The Portland Tribune – Steve Buckstein
Legislature should move all public employees, including teachers, to 401(k)-style defined-contribution retirement plans
What do Pac-Man and public pensions have in common?
An intriguing 2016 national study of pension debt and teacher salaries recently answered this question. Depending on what economic assumptions are made, it’s likely that unfunded public pension liabilities for all states and local governments exceeded $6 trillion in 2017. Based on the same assumptions, Oregon’s share of those liabilities likely approached $50 billion.
The study, The Pension Pac-Man: How Pension Debt Eats Away at Teacher Salaries, by Chad Aldeman of Bellweather Education Partners, concluded that unfunded public pension liabilities were eating away at teacher salaries in every state — just like the old arcade game Pac-Man. This happens because the school districts that teachers work for have to pay an increasingly larger share of their budgets into retirement funds for teachers who are no longer teaching, at the expense of those currently in the classroom.
In effect, America’s public school teachers are being charged on average about $6,800 a year — money that could be boosting their paychecks — to preserve what are becoming increasingly inequitable public pension systems.
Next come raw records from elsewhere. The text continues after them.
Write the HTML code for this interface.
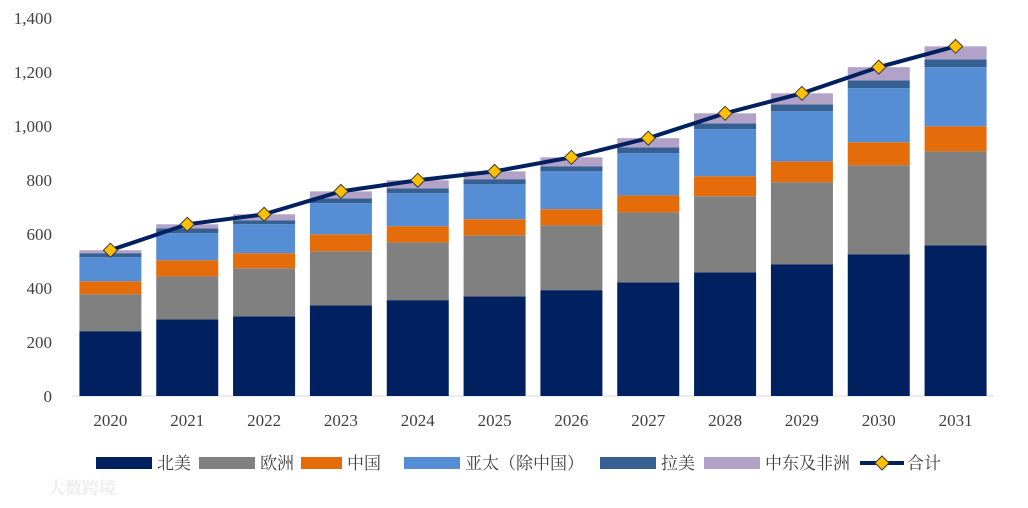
<!DOCTYPE html>
<html><head><meta charset="utf-8"><style>
body{margin:0;background:#fff;width:1028px;height:503px;overflow:hidden;font-family:"Liberation Serif","Noto Serif CJK SC",serif;}
svg text{font-family:"Liberation Serif","Noto Serif CJK SC",serif;}
</style></head><body>
<svg id="chart" width="1028" height="503" xmlns="http://www.w3.org/2000/svg"></svg>
<script>
const categories=["2020","2021","2022","2023","2024","2025","2026","2027","2028","2029","2030","2031"];
const northAmerica=[240,284,295,336,355,369,392,421,458,488,525,558];
const europe=[137,159,178,200,214,226,240,259,282,304,330,348];
const china=[48,60,56,63,60,60,60,63,74,77,85,93];
const apac=[89,100,107,115,122,129,140,156,174,186,200,219];
const latam=[15,18,15,18,18,19,19,22,22,25,29,29];
const mea=[11,15,22,26,30,29,33,34,37,41,49,48];
const totals=[540,636,673,758,799,832,884,955,1047,1121,1218,1295];
const yTicks=[0,200,400,600,800,1000,1200,1400];
const seriesNames=["北美","欧洲","中国","亚太（除中国）","拉美","中东及非洲"];
const seriesData=[northAmerica,europe,china,apac,latam,mea];
const colors=["#002060","#808080","#E46C0A","#558ED5","#376092","#B3A2C7"];
const NS="http://www.w3.org/2000/svg";
const svg=document.getElementById('chart');
function el(t,a){const e=document.createElementNS(NS,t);for(const k in a)e.setAttribute(k,a[k]);svg.appendChild(e);return e;}
const y0=396,yTop=18,yMax=1400;
function y(v){return y0-(v/yMax)*(y0-yTop);}
const xStart=72,xEnd=994,band=(xEnd-xStart)/categories.length,bw=62;
function xc(i){return xStart+band*(i+0.5);}
yTicks.forEach(t=>{const tx=el('text',{x:52,y:y(t)+6,'text-anchor':'end','font-size':17,fill:'#404040'});tx.textContent=t.toLocaleString('en-US');

});
const ax=el('line',{x1:xStart,x2:xEnd,y1:y0,y2:y0,stroke:'#d9d9d9','stroke-width':1});


categories.forEach((c,i)=>{let base=0;
seriesData.forEach((s,k)=>{const r=el('rect',{x:xc(i)-bw/2,y:y(base+s[i]),width:bw,height:y(base)-y(base+s[i]),fill:colors[k]});

base+=s[i];});
const t=el('text',{x:xc(i),y:426,'text-anchor':'middle','font-size':17,fill:'#404040'});t.textContent=c;

});
const line=el('polyline',{points:totals.map((v,i)=>xc(i)+','+y(v)).join(' '),fill:'none',stroke:'#002060','stroke-width':4});


totals.forEach((v,i)=>{const cx=xc(i),cy=y(v),d=7;const p=el('polygon',{points:`${cx},${cy-d} ${cx+d},${cy} ${cx},${cy+d} ${cx-d},${cy}`,fill:'#FFC000',stroke:'#3a3a3a','stroke-width':1});

});
const lx=[96,199,301,404,600,704];const lw=[56,56,41,56,56,56];
seriesNames.forEach((n,k)=>{const r=el('rect',{x:lx[k],y:457,width:lw[k],height:12,fill:colors[k]});


const t=el('text',{x:lx[k]+lw[k]+5,y:469,'font-size':17,fill:'#404040'});t.textContent=n;

});
const ll=el('line',{x1:860,x2:904,y1:463,y2:463,stroke:'#002060','stroke-width':4});


const ld=el('polygon',{points:'882,456 889,463 882,470 875,463',fill:'#FFC000',stroke:'#3a3a3a','stroke-width':1});


const lt=el('text',{x:907,y:469,'font-size':17,fill:'#404040'});lt.textContent='合计';


const wm=el('text',{x:48,y:494,'font-size':17,fill:'#ececec','font-weight':'bold'});wm.textContent='大数跨境';


</script>
</body></html>
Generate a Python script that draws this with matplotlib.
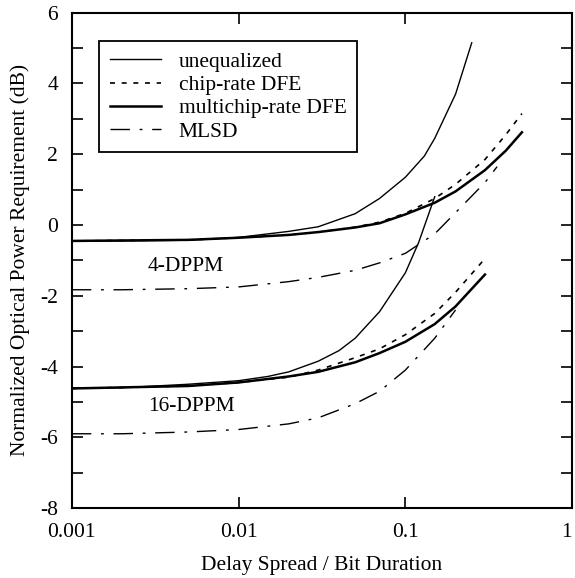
import matplotlib.pyplot as plt
from matplotlib.ticker import FixedLocator, MultipleLocator

plt.rcParams['font.family'] = ['Liberation Serif', 'DejaVu Serif']
plt.rcParams['font.size'] = 15.5
plt.rcParams['axes.unicode_minus'] = False

# 4-DPPM curves (delay spread / bit duration, dB)
x4_uneq = [0.001, 0.002, 0.005, 0.01, 0.02, 0.03, 0.05, 0.07, 0.1, 0.13, 0.15, 0.2, 0.25]
y4_uneq = [-0.45, -0.45, -0.43, -0.35, -0.18, -0.05, 0.32, 0.75, 1.35, 1.95, 2.45, 3.7, 5.15]

x4_chip = [0.001, 0.005, 0.01, 0.02, 0.03, 0.05, 0.07, 0.1, 0.15, 0.2, 0.3, 0.4, 0.5]
y4_chip = [-0.45, -0.42, -0.36, -0.28, -0.2, -0.06, 0.08, 0.33, 0.75, 1.15, 1.85, 2.55, 3.15]

x4_multi = [0.001, 0.005, 0.01, 0.02, 0.03, 0.05, 0.07, 0.1, 0.15, 0.2, 0.3, 0.4, 0.5]
y4_multi = [-0.45, -0.42, -0.36, -0.28, -0.2, -0.07, 0.05, 0.3, 0.63, 0.95, 1.55, 2.1, 2.62]

x4_mlsd = [0.001, 0.002, 0.005, 0.01, 0.02, 0.03, 0.05, 0.07, 0.1, 0.15, 0.2, 0.3, 0.355]
y4_mlsd = [-1.83, -1.83, -1.8, -1.75, -1.6, -1.48, -1.28, -1.07, -0.8, -0.25, 0.35, 1.2, 1.65]

# 16-DPPM curves
x16_uneq = [0.001, 0.002, 0.005, 0.01, 0.015, 0.02, 0.03, 0.04, 0.05, 0.07, 0.1, 0.12, 0.15]
y16_uneq = [-4.6, -4.6, -4.5, -4.4, -4.28, -4.15, -3.85, -3.55, -3.2, -2.45, -1.35, -0.5, 0.8]

x16_chip = [0.001, 0.005, 0.01, 0.02, 0.03, 0.05, 0.07, 0.1, 0.15, 0.2, 0.3]
y16_chip = [-4.62, -4.55, -4.45, -4.3, -4.1, -3.75, -3.5, -3.1, -2.5, -1.9, -0.95]

x16_multi = [0.001, 0.005, 0.01, 0.02, 0.03, 0.05, 0.07, 0.1, 0.15, 0.2, 0.3]
y16_multi = [-4.62, -4.55, -4.45, -4.28, -4.15, -3.88, -3.62, -3.3, -2.8, -2.3, -1.4]

x16_mlsd = [0.001, 0.002, 0.005, 0.01, 0.02, 0.03, 0.05, 0.07, 0.1, 0.15, 0.2]
y16_mlsd = [-5.9, -5.9, -5.85, -5.78, -5.62, -5.45, -5.05, -4.7, -4.1, -3.2, -2.4]

chip_style = (0, (3, 4))
mlsd_style = (0, (14, 7, 2, 7))

fig = plt.figure(figsize=(5.75, 5.78), dpi=100)
ax = fig.add_axes([0.125, 0.121, 0.870, 0.857])

ax.plot(x4_uneq, y4_uneq, color='black', lw=1.0, label='unequalized')
ax.plot(x4_chip, y4_chip, color='black', lw=1.2, ls=chip_style, label='chip-rate DFE')
ax.plot(x4_multi, y4_multi, color='black', lw=1.8, label='multichip-rate DFE')
ax.plot(x4_mlsd, y4_mlsd, color='black', lw=1.0, ls=mlsd_style, label='MLSD')

ax.plot(x16_uneq, y16_uneq, color='black', lw=1.0)
ax.plot(x16_chip, y16_chip, color='black', lw=1.2, ls=chip_style)
ax.plot(x16_multi, y16_multi, color='black', lw=1.8)
ax.plot(x16_mlsd, y16_mlsd, color='black', lw=1.0, ls=mlsd_style)

ax.text(0.0048, -1.18, '4-DPPM', ha='center', va='center')
ax.text(0.0052, -5.14, '16-DPPM', ha='center', va='center')

ax.set_xscale('log')
ax.set_xlim(0.001, 1)
ax.set_ylim(-8, 6)
ax.xaxis.set_major_locator(FixedLocator([0.001, 0.01, 0.1, 1]))
ax.xaxis.set_minor_locator(FixedLocator([]))
ax.set_xticklabels(['0.001', '0.01', '0.1', '1'])
ax.get_xticklabels()[-1].set_ha('right')
ax.yaxis.set_major_locator(MultipleLocator(2))
ax.yaxis.set_minor_locator(MultipleLocator(1))
ax.tick_params(which='both', direction='in', top=True, right=True, width=1.2)
ax.tick_params(which='major', length=8)
ax.tick_params(which='minor', length=8)
ax.tick_params(axis='x', pad=11)
ax.tick_params(axis='y', pad=10)
for s in ax.spines.values():
    s.set_linewidth(1.5)

ax.set_xlabel('Delay Spread / Bit Duration', labelpad=10)
ax.set_ylabel('Normalized Optical Power Requirement (dB)', labelpad=7)

leg = ax.legend(loc='upper left', bbox_to_anchor=(0.054, 0.943), fancybox=False,
                edgecolor='black', framealpha=1, handlelength=2.4,
                borderpad=0.5, labelspacing=0.15, handletextpad=0.8, borderaxespad=0)
leg.get_frame().set_linewidth(1.3)

fig.savefig('out.png', dpi=100)
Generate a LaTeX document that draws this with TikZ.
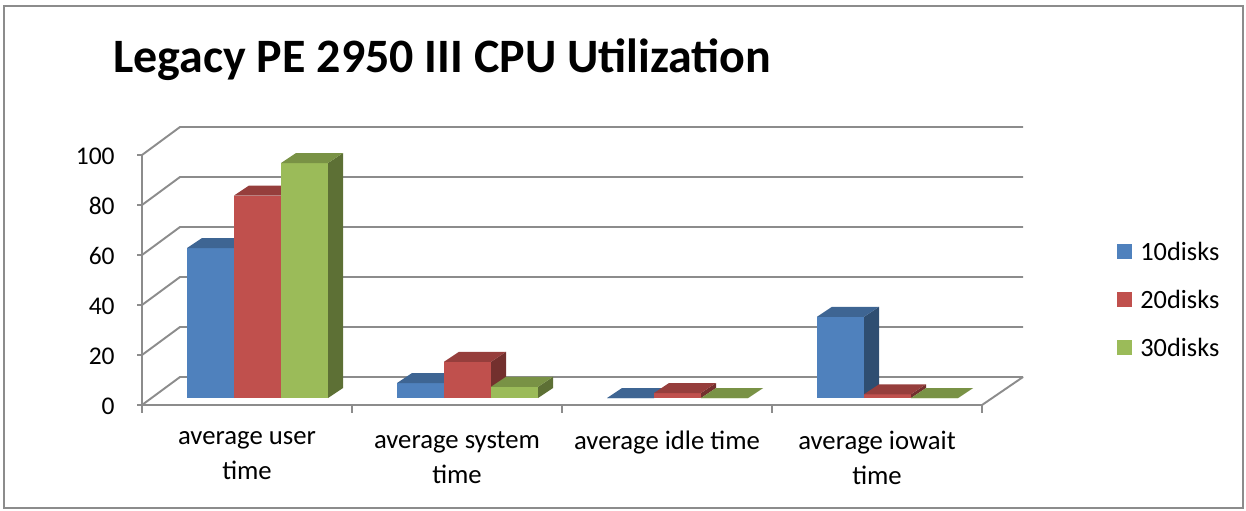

The inequality stems from the shifting nature of state pension systems that compensate older (and currently retired) teachers at higher rates than they will younger ones.
So where do Oregon teachers stand? Compared to the national average of about $6,800 per teacher, Oregon basically has to charge our teachers $7,398 a year to cover our unfunded PERS liabilities. That’s more than in all but 14 other states.
One might conclude that Oregon teachers consequently have lower salaries than teachers around the country because of this large pension hit. Not true. The nation’s largest teachers union reported that the average Oregon teacher earned $61,862 a year in 2016-17, compared to the national average of $59,660. That put our teachers in 13th place for average teacher pay among the 50 states.
Then again, Oregon teachers might be expected to earn more because, again according to that recent union report, in 2017 Oregon had more revenue per student in its public school system than 30 other states. We had $14,827 per student in average daily attendance, compared to the national average of just $13,900.
So, even though Oregon teachers are being hurt by our large public pension debt, they still earn more than teachers nationwide, and even more relative to their Oregon neighbors who pay the taxes to fund those higher teacher salaries while earning less than the national average themselves. All in all, Oregonians compensate our public school teachers relatively well.
Even though the latest, so-called Tier 3 or OPSRP PERS system has a less generous defined-contribution element than Tier 1 PERS workers earned, taxpayers should not be on the hook for unknown, and unknowable, pension costs going forward. It’s unknowable costs like these that have led to the current, nearly $7,400 annual debt burden on our teachers, districts, and taxpayers.
If Oregon had no unfunded PERS liabilities, three things could happen. Teachers might argue they should see an average raise of almost $7,400 per year, while school districts might want to put that money toward other district expenses that benefit students. Taxpayers might expect to see their Oregon personal income tax bills reduced if the state managed its public pension funds responsibly.
But none of these outcomes will occur because Oregon hasn’t managed PERS responsibly. As long as this continues, the outcome will be what’s unfolding now: higher taxes and greater school district payments to fund pension liabilities that few saw coming — and that threaten to continue, like Pac-Man, to eat away at teacher salaries, school district budgets, and taxpayer pocketbooks.
To stop the PERS Pac-Man, our governor and legislators need to get serious about PERS reform, specifically by ending the “defined-benefit” elements of PERS for all work done in the future, either by new employees or current ones.
Instead, the Legislature should move all public employees, including teachers, to 401(k)-style defined-contribution retirement plans, which are the only kind of plan available to most taxpayers. The costs to future teachers, schools, and taxpayers will only get worse if we don’t end the PERS Pac-Man once and for all.